> **Exercise requirements**:
Check every line below for the word "chart" and give only the number of lines where it appears.

> **Extracted information**:

╔══

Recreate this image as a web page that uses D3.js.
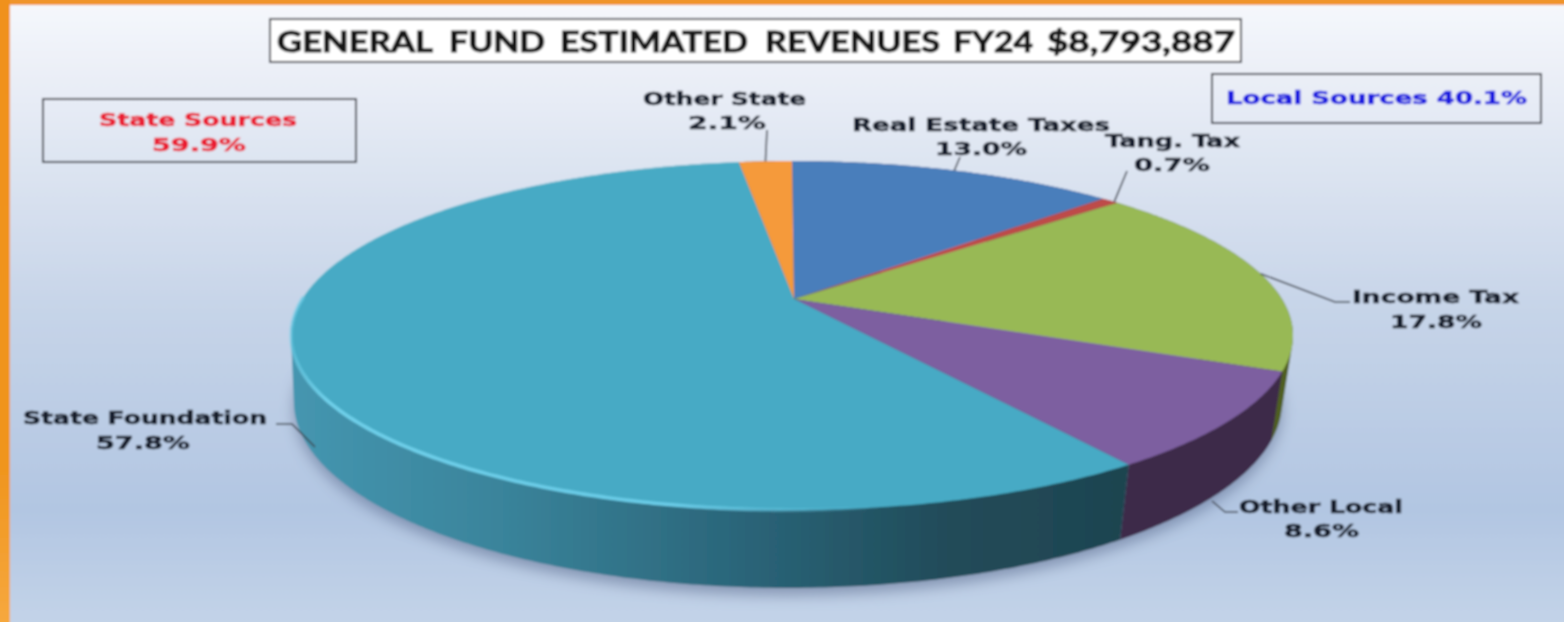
<!DOCTYPE html>
<html>
<head>
<meta charset="utf-8">
<script src="https://cdn.jsdelivr.net/npm/d3@7"></script>
<style>html,body{margin:0;padding:0;background:#fff;overflow:hidden}svg{display:block}text{white-space:pre}</style>
</head>
<body>
<svg id="chart" width="1564" height="622"></svg>
<script>
// ---------- data ----------
const categories = ["Real Estate Taxes", "Tang. Tax", "Income Tax", "Other Local", "State Foundation", "Other State"];
const shares = [13.0, 0.7, 17.8, 8.6, 57.8, 2.1];
const titleWords = ["GENERAL", "FUND", "ESTIMATED", "REVENUES", "FY24", "$8,793,887"];
const stateBox = ["State Sources", "59.9%"];
const localBox = ["Local Sources 40.1%"];

// ---------- styles ----------
const topColors = ["#4a7ebb", "#be4b48", "#98b954", "#7d5fa0", "#46aac5", "#f59a3a"];
const wallColors = ["#2c4b70", "#70302e", "#505f22", "#3c2a48", "url(#wallFoundation)", "#8f5a20"];

// ---------- layout ----------
const W = 1564, H = 622;
const K = 0.2149;                                   // perspective factor
const topRim = {x: 792, y: 298, sx: 489.3, sy: 166.4};
const baseRim = {x: 788, y: 362, sx: 482.5, sy: 177.4};
const apex = [794, 299];
const project = (rim, a) => {
  const t = a + 0.02 * Math.exp(-Math.pow((a - 2.5) / 0.5, 2));   // slight lens correction, lower right
  const u = Math.sin(t), v = Math.cos(t), d = 1 + K * v;
  return [rim.x + rim.sx * u / d, rim.y - rim.sy * v / d];
};
const titleLayout = [[277, 433], [449, 545], [560, 748], [765, 940], [953, 1033], [1047, 1235]];
const labelLayout = [
  {x0: 852, x1: 1110, y: 125, p0: 935, p1: 1027, py: 149},
  {x0: 1105, x1: 1240, y: 141, p0: 1134, p1: 1210, py: 165},
  {x0: 1352, x1: 1519, y: 297, p0: 1390, p1: 1482, py: 322},
  {x0: 1239, x1: 1403, y: 507, p0: 1284, p1: 1359, py: 531},
  {x0: 23, x1: 267, y: 418, p0: 96, p1: 190, py: 443},
  {x0: 643, x1: 806, y: 99, p0: 688, p1: 766, py: 123}
];
const leaderLayout = [
  {rim: true, pts: [[960, 157]]},
  {rim: true, shift: 0.012, pts: [[1127, 171]]},
  {rim: true, pts: [[1335, 302], [1350, 302]]},
  {rim: false, pts: [[1212, 501], [1225, 512], [1238, 512]]},
  {rim: false, pts: [[315, 447], [292, 424], [276, 424]]},
  {rim: true, pts: [[767, 130]]}
];

// ---------- drawing ----------
const svg = d3.select("#chart");
const defs = svg.append("defs");

const gradient = (id, attrs, stops) => {
  const g = defs.append("linearGradient").attr("id", id).attr("gradientUnits", "userSpaceOnUse");
  Object.entries(attrs).forEach(([k, v]) => g.attr(k, v));
  stops.forEach(s => g.append("stop").attr("offset", s[0]).attr("stop-color", s[1]).attr("stop-opacity", s[2] === undefined ? 1 : s[2]));
};
gradient("bg", {x1: 0, y1: 0, x2: 0, y2: H}, [[0, "#f6f8fc"], [0.17, "#e6ebf5"], [0.5, "#c6d4e8"], [0.82, "#b2c6e2"], [1, "#c3d3e8"]]);
gradient("frame", {x1: 0, y1: 0, x2: 0, y2: H}, [[0, "#f0911c"], [0.75, "#f0951e"], [1, "#f6a83e"]]);
gradient("wallFoundation", {x1: 291, y1: 0, x2: 1125, y2: 0},
  [[0, "#4596b0"], [0.25, "#3a849b"], [0.55, "#2a6478"], [0.78, "#214c5a"], [1, "#1f4450"]]);
gradient("rimGlow", {x1: 291, y1: 0, x2: 880, y2: 0},
  [[0, "#6fd0ea", 0.5], [0.06, "#6fd0ea"], [0.65, "#6accE8"], [1, "#6acce8", 0]]);

defs.append("filter").attr("id", "soft").attr("x", "-2%").attr("y", "-2%").attr("width", "104%").attr("height", "104%")
  .append("feGaussianBlur").attr("stdDeviation", 1);
defs.append("filter").attr("id", "shadow").attr("x", "-10%").attr("y", "-20%").attr("width", "120%").attr("height", "140%")
  .append("feGaussianBlur").attr("stdDeviation", 7);

const root = svg.append("g").attr("filter", "url(#soft)");

root.append("rect").attr("x", -6).attr("y", -6).attr("width", W + 12).attr("height", H + 12).attr("fill", "url(#bg)");
root.append("rect").attr("x", -6).attr("y", -6).attr("width", W + 12).attr("height", 11).attr("fill", "#f0942a");
root.append("rect").attr("x", -6).attr("y", -6).attr("width", 16).attr("height", H + 12).attr("fill", "url(#frame)");

const pie = d3.pie().sort(null).value(d => d).startAngle(0).endAngle(2 * Math.PI);
const arcs = pie(shares);
const line = d3.line();
const sample = (a0, a1) => {
  const n = Math.max(2, Math.ceil((a1 - a0) / 0.01));
  return d3.range(n + 1).map(i => a0 + (a1 - a0) * i / n);
};
const rimPath = (rim, a0, a1) => sample(a0, a1).map(a => project(rim, a));

// shadow beneath the pie
root.append("path")
  .attr("d", line(rimPath({...baseRim, y: baseRim.y + 7}, 0, 2 * Math.PI)) + "Z")
  .attr("fill", "#4f5f82").attr("opacity", 0.5).attr("filter", "url(#shadow)");

// side walls: convex hull of the slice's top and base rims, so the silhouette stays tangent
root.append("g").selectAll("path").data(arcs).join("path")
  .attr("d", d => line(d3.polygonHull(rimPath(topRim, d.startAngle, d.endAngle).concat(rimPath(baseRim, d.startAngle, d.endAngle)))) + "Z")
  .attr("fill", (d, i) => wallColors[i]);

// top faces
root.append("g").selectAll("path").data(arcs).join("path")
  .attr("d", d => line([apex].concat(rimPath(topRim, d.startAngle, d.endAngle))) + "Z")
  .attr("fill", (d, i) => topColors[i]);

// rim highlight on the large slice
const big = arcs[4];
root.append("path")
  .attr("d", line(rimPath(topRim, big.startAngle, 4.72)))
  .attr("fill", "none").attr("stroke", "url(#rimGlow)").attr("stroke-width", 3.6);
root.append("path")
  .attr("d", line(rimPath(topRim, 4.72, big.endAngle)))
  .attr("fill", "none").attr("stroke", "#c4e6f2").attr("stroke-width", 1.2).attr("opacity", 0.45);

// leaders
root.append("g").selectAll("path").data(arcs).join("path")
  .attr("d", (d, i) => {
    const l = leaderLayout[i];
    const mid = (d.startAngle + d.endAngle) / 2 + (l.shift || 0);
    return line(l.rim ? [project(topRim, mid), ...l.pts] : l.pts);
  })
  .attr("fill", "none").attr("stroke", "#3f454e").attr("stroke-width", 1.6);

// fits a string exactly between x0 and x1 (the picture is horizontally stretched)
const stretched = (parent, text, x0, x1, y, size, fill, family, weight, heavy) =>
  parent.append("text").text(text)
    .attr("x", x0).attr("y", y).attr("dy", "0.36em")
    .attr("textLength", x1 - x0).attr("lengthAdjust", "spacingAndGlyphs")
    .attr("font-family", family).attr("font-size", size).attr("font-weight", weight).attr("fill", fill)
    .attr("stroke", fill).attr("stroke-width", heavy);

const labelFont = "'DejaVu Sans', sans-serif";
const labels = root.append("g");
arcs.forEach((d, i) => {
  const l = labelLayout[i];
  stretched(labels, categories[i], l.x0, l.x1, l.y, 17, "#141c2a", labelFont, "bold", 0.5);
  stretched(labels, d.data.toFixed(1) + "%", l.p0, l.p1, l.py, 17, "#141c2a", labelFont, "bold", 0.5);
});

// boxes
const box = (x0, y0, x1, y1, fill) => root.append("rect")
  .attr("x", x0).attr("y", y0).attr("width", x1 - x0).attr("height", y1 - y0)
  .attr("fill", fill).attr("stroke", "#3c4049").attr("stroke-width", 2);

box(270, 19, 1241, 62, "#ffffff");
titleWords.forEach((w, i) => stretched(root, w, titleLayout[i][0], titleLayout[i][1], 42, 29, "#141414", "Lato, 'Open Sans', sans-serif", "bold", 1));

box(43, 99, 356, 162, "none");
stretched(root, stateBox[0], 99, 297, 120, 17, "#ea1f32", labelFont, "bold", 0.5);
stretched(root, stateBox[1], 152, 246, 145, 17, "#ea1f32", labelFont, "bold", 0.5);

box(1212, 74, 1541, 123, "none");
stretched(root, localBox[0], 1226, 1527, 98, 17, "#1a1ae0", labelFont, "bold", 0.5);
</script>
</body>
</html>
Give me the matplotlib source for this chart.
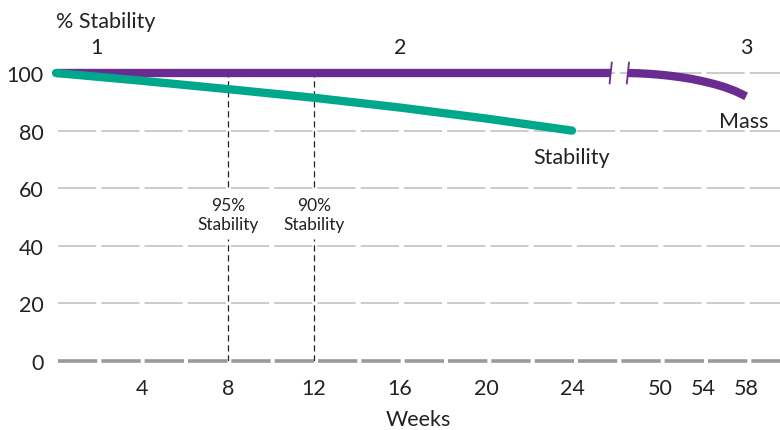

╚══

> **Exercise answer**:
3